The Deputy Premier, the Hon. Andrew Stoner and the Minister for Resources and Energy, the Hon. Anthony Roberts addressed the recent quarterly meeting of the Association of Mining Related Councils (AMRC)  in Sydney. Key issues covered in the meeting were Resources for Regions, Coal Seam Gas (CSG) and Voluntary Planning Agreements (VPAs).

“We appreciated that Mr Stoner and Mr Roberts took time out of parliament to attend our meeting. With 23 member councils, the AMRC is the peak representative body for mining affected councils in NSW and it is appropriate that we have an open dialogue with relevant Ministers,” Association Chair, Cr. Col Mitchell (of Wollondilly Shire) said.

The AMRC has long sought a Royalties for Regions scheme, where a percentage of mining royalties which go into State Government coffers, go back to regional LGA's to assist with mining impacts.

The Resources for Regions program involves a select number of councils being listed as eligible for a funding round. Those councils must then prepare and submit infrastructure funding applications to a panel. The ever-changing criteria have been a major area of concern for AMRC members, such as Gunnedah Shire. Cr. Mitchell said the program’s criteria must now consider mining affected councils, impacted by a mine in an adjacent LGA.

“As few as eight councils made the Resources for Regions eligibility list in the last round. Now, we are concerned that Government agencies are putting in bids for this money. We’re not happy about that at all,” he said.

Mr Stoner assured the Association of the independence of the Resources for Regions process, adding that the Government is listening and improving the program. He said new criteria will be announced shortly.

The meeting also saw Association members call for a structured process for VPAs; these can entail negotiation between a new or expanding mining operation and can include infrastructure spending by the mining before progressing. An agreement can see a mining company fund a road or water supply but they are voluntary and with no blueprint or structure to the process, councils can find it daunting, inconsistent and flawed “A Planning Officer with one of our member councils is going through all of the VPAs in NSW, over many years. He is seeing if a set of rules or guidelines can be developed,” Cr. Mitchell said.

Council delegates put a number of questions to the Ministers, including some concerning CSG and the need for an independent authority, such as an ombudsman.

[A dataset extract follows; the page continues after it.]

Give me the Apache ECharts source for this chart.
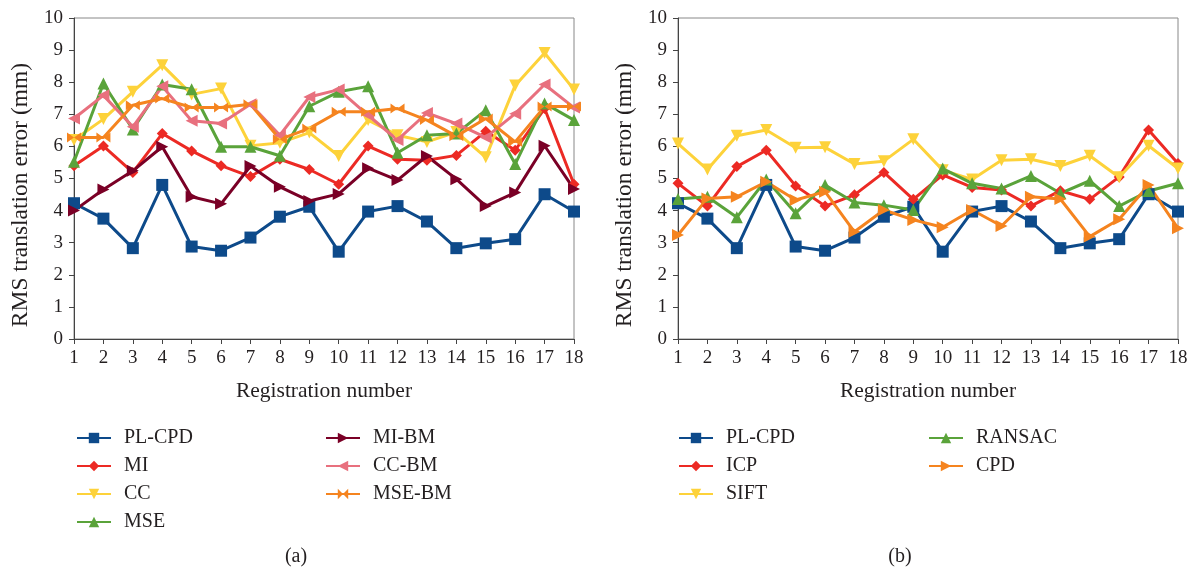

Cr. Chris Connor is the AMRC Deputy Chair (and Deputy Lord Mayor of Wollongong City Council). “In respect to CSG exploration and mining, the Association of Mining Related Councils NSW has taken a policy position, which will be taken back to our communities. There are countless voices, from mining companies to environmental lobbyists, that all say they are right. We need to provide our communities with real understanding about CSG. Greater clarity on the issue would result from the release of the State’s Chief Scientist, Prof. Mary O’Kane’s final report, plus further independent research on the affects of CSG mining on the environment, looking at chemicals used, fracking, emissions, salinity, aquifers and general water impacts,” he said.

“What is the role of local government in the pre-gateway determination of lodged applications for Coal Seam Gas exploration and mining? That is a grey area at the moment. Councils do not know where they stand and as an Association representing them, we want more clarity from the NSW Government, particularly Planning NSW Minister, the Hon. Brad Hazard.”

“NSW needs to secure good gas supplies; it is an economic priority. The Santos Narrabri Gas Project could meet up to 50 percent of the State’s natural gas needs and yield up to $1.6 billion in mining royalties for the NSW Government. Yet, the Memorandum of Understanding (MOU) recently signed by Santos and the Deputy Premier, regarding this Project is concerning; we want details about what it means to the due processes.”

Cr Connor summed up how the Association felt about the Premier’s and Minister’s words on funding for mining related councils in recent years. “We were underwhelmed. Mining creates over a billion dollars in mining royalties every year. The NSW Government has offered back to local regions $100mil. over four years. Local Government and Mining sector sustainability would be better off if we got our fair share.”